Cometography is a multi-volume catalog of every comet observed from ancient times up to the 1990s, when the internet took off as a medium of scientific record. It uses the most reliable orbits known to determine the distances from the Earth and Sun at the time of discovery and last observation, as well as the largest and smallest angular distance to the Sun, most northerly and southerly declination, closest distance to the Earth, and other details, to enable the reader to understand each comet's physical appearance.
Volume 6, the final volume in the catalog, covers the observations and pertinent calculations for every comet seen between 1983 and 1993. The comets are listed in chronological order, with complete references to publications relating to each comet and physical descriptions of each comet's development throughout its apparition. Cometography is the definitive reference on comets through the ages, for astronomers and historians of science.
- Catalog of comets
- Appendix 1. Uncertain objects
- Appendix 2. Periodical abbreviations
Gary Kronk has held a life-long passion for astronomy, and has been researching historical information on comets ever since sighting Comet Kohoutek in 1973/4. His work has been published in numerous magazines, and in two previous books: Comets: A Descriptive Catalog (1984) and Meteor Showers: A Descriptive Catalog (1988). Kronk holds positions in various astronomical societies, including Coordinator of the Comet Section of the Association of Lunar and Planetary Observers, and Consultant for the American Meteor Society. The International Astronomical Union named minor planet 48300 Kronk in honor of the extensive research Gary Kronk has done in cometography.

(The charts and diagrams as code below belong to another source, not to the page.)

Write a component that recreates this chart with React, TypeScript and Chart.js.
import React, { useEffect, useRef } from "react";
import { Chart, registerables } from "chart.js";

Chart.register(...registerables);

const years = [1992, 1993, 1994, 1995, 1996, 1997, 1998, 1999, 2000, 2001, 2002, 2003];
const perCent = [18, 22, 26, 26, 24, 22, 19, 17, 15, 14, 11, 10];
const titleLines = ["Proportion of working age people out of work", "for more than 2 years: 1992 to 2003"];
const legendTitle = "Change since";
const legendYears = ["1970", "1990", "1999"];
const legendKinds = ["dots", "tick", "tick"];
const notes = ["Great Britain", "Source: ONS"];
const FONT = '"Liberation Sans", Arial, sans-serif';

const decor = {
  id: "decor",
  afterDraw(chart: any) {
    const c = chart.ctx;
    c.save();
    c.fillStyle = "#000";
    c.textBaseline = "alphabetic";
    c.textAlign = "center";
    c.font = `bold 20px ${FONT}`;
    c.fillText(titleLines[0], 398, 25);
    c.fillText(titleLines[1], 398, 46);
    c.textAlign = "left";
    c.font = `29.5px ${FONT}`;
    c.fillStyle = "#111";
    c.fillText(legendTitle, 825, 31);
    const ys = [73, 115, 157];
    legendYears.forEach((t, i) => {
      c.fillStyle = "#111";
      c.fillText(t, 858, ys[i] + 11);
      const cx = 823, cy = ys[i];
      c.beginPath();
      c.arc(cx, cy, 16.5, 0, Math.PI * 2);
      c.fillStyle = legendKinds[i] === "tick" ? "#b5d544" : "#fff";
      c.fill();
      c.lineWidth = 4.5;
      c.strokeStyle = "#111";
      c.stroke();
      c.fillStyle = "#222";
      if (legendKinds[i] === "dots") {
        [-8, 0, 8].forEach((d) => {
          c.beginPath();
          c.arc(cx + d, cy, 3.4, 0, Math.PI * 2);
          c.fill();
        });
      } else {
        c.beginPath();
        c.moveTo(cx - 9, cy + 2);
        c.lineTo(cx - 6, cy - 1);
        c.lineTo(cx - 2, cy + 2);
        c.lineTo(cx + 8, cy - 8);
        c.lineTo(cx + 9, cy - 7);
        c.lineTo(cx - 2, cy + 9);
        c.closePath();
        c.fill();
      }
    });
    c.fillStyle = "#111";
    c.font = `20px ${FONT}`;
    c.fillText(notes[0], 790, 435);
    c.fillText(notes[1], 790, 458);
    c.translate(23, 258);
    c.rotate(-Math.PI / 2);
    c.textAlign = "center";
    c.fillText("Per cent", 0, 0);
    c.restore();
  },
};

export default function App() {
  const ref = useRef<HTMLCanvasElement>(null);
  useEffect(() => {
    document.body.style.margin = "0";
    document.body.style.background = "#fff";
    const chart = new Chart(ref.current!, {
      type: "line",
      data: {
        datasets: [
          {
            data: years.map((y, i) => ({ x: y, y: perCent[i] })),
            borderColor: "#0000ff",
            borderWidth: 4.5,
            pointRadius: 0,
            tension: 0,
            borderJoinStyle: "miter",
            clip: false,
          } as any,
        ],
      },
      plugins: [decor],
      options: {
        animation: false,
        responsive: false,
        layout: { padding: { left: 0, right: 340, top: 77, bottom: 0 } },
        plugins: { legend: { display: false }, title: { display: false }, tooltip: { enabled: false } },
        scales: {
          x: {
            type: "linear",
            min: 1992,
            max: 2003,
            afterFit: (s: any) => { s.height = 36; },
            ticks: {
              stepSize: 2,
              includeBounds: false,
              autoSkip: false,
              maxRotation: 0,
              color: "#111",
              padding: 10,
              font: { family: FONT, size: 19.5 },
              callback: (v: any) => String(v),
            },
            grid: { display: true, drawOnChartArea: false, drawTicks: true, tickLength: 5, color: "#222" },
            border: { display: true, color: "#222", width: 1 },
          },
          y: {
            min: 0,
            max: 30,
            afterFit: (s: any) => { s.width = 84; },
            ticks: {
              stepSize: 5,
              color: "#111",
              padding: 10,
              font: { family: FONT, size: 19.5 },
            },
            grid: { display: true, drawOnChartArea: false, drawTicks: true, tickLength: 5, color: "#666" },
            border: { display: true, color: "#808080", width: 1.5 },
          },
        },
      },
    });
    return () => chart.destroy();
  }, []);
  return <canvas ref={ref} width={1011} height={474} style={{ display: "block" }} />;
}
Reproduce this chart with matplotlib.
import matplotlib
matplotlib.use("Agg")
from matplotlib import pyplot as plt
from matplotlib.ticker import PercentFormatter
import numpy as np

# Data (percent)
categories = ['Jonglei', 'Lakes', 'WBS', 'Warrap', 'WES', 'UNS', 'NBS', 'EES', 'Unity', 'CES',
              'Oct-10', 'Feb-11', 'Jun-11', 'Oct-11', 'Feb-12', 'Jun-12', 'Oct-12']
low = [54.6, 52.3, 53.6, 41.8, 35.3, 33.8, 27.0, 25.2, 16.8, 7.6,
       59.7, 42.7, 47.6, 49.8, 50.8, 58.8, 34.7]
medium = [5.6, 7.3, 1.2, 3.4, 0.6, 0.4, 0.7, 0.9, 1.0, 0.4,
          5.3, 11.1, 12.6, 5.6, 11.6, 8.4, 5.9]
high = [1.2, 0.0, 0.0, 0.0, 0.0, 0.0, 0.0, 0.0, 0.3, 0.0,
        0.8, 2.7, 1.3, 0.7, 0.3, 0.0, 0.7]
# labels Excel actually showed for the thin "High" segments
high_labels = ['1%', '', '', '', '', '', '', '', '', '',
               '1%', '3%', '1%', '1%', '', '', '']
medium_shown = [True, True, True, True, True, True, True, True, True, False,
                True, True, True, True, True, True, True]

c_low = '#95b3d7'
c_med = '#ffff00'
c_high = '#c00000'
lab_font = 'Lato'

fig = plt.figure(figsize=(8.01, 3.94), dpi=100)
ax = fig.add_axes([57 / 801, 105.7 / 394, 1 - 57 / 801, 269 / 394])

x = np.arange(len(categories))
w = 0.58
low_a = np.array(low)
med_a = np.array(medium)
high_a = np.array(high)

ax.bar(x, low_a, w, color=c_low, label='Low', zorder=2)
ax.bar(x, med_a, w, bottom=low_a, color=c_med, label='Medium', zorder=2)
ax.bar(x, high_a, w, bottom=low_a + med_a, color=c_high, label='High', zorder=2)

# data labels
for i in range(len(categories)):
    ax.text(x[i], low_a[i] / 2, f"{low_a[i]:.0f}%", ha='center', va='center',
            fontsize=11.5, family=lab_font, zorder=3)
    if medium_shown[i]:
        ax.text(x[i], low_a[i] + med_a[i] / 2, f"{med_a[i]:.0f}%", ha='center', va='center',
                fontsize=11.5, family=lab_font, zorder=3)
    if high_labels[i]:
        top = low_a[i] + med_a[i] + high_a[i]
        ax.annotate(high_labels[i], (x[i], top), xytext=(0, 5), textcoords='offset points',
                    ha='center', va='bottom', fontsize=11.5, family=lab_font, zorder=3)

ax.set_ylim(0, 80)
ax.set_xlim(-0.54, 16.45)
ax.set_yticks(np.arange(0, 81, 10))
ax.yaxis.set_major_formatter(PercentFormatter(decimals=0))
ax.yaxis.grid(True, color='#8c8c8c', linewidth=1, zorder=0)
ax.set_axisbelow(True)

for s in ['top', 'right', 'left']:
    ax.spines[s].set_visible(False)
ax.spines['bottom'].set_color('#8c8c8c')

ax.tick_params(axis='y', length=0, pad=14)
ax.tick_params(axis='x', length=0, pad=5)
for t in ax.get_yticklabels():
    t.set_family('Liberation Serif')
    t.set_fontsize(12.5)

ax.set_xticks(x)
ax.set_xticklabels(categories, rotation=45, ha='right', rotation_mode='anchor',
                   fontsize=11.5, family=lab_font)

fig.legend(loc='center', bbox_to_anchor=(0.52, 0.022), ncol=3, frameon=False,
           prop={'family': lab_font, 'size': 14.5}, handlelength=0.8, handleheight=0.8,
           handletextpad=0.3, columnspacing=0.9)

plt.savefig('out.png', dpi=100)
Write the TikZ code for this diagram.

Maik Meyer has observed comets since 1987. Besides comet observing, he is researching cometary orbits in order to link and identify historic comet apparitions. His speciality area is the history of comet hunting. In 2002, he discovered the Meyer group of sunskirting comets. Meyer was leader of the Comet Section of the German Vereinigung der Sternfreunde and served as assistant editor of the International Comet Quarterly (ICQ). The International Astronomical Union named minor planet 52005 Maik in honor of his research work in comets.
David Seargent studied and tutored philosophy at the University of Newcastle, New South Wales, and has written books and articles covering a variety of subjects. He has been an amateur astronomer since his early teens, with comets being his principal interest. Seargent directed the Australian Comet Section from early 1980s until early 2000s and acted as visual co-ordinator for Australia of International Halley Watch 1985/6. He is the discoverer of C/1978 T1 (Seargent).